Le départ de Noël Mamère des Verts est un petit événement politique. Quitter un parti dont on est le représentant à l'Assemblée, pour lequel on a réalisé le meilleur score à l'élection présidentielle, ce n'est pas rien. Dans Le Monde paru jeudi , Mamère s'explique sur ce départ, avec une formule assez forte, pas banale : EELV est devenu selon lui un "syndicat d'élus", dépourvu de toute idée, de toute proposition. C'est évident, surtout depuis l'accession de Cécile Duflot à sa tête : j'ai souvent dit sur ce blog qu'elle représentait ce qu'il y avait pour moi de pire en politique, l'opportunisme, c'est-à-dire la recherche prioritaire des places au détriment des convictions, la disjonction entre le discours et les actes.

Bien sûr, les Verts n'ont pas l'exclusivité de cette tare. Dans les années 60, la SFIO vieillissante et finissante était elle aussi un "syndicat d'élus", défendant des intérêts personnels et des mandats. Cécile Duflot aujourd'hui, c'est Guy Mollet hier : celui-ci tenait dans les congrès socialistes des discours radicaux, très à gauche, et dans le même temps se rapprochait de de Gaulle pour gouverner avec lui. Pendant les présidentielles de 2012, Cécile Duflot laisse sa candidate Eva Joly tenir un discours protestataire, qu'elle soutient et applaudit, et dans son dos elle négocie avec les socialistes des places au Parlement et des postes dans les ministères, sur un programme de compromis, pour ne pas dire de compromission, qui en tout cas contredisait l'intransigeance de Joly.

Eh oui, c'est ça aussi la politique et c'est que je déteste : des hommes et des femmes en quête de reconnaissance, de pouvoir, parfois de rétribution. C'est hélas vrai à tous les niveaux, y compris au plus bas de l'échelle , y compris local : mieux vaut négocier une place éligible sur une liste donnée à prori mieux placèe sans être gagnante que de partir en tête d'un combat dont le résultat est incertain, qui ne donne que le maigre espoir d'opposant sans rétribution ni avantage. Mais inutile d'insister : c'est ainsi depuis que le monde est monde et les êtres humains, à part quelques notables exceptions, sont fabriqués comme ça ...

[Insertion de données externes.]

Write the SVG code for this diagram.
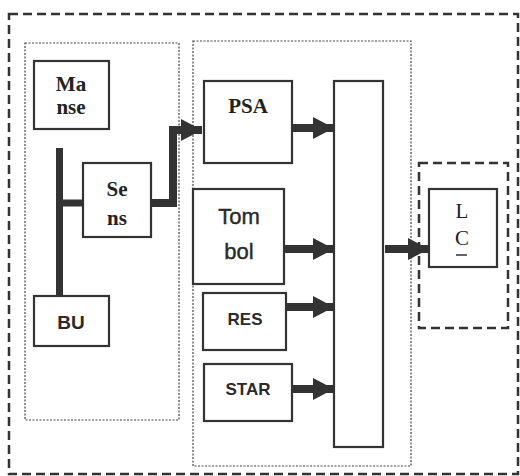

Présentement, ce qui sauve le parti socialiste de cette dérive opportuniste, c'est sa culture de gouvernement, qui oblige à avoir le sens des responsabilités : pour gouverner, pour se faire élire, il faut bien avoir un projet, des idées. Mais si François Hollande avait perdu l'an dernier, le parti se serait replié sur ses bastions locaux, comme l'ancienne SFIO, devenant alors un "syndicat d'élus" ne songeant qu'à leur réélection ou à obtenir de nouveaux mandats. François Mitterrand, en transformant la SFIO en PS, avait réussi à introduire le débat d'idées au sein du nouveau parti socialiste, en développant des courants idéologiquement très structurés. Le débat d'idées ou la culture de gouvernement, voilà les deux remèdes pour sortir du "syndicat d'élus".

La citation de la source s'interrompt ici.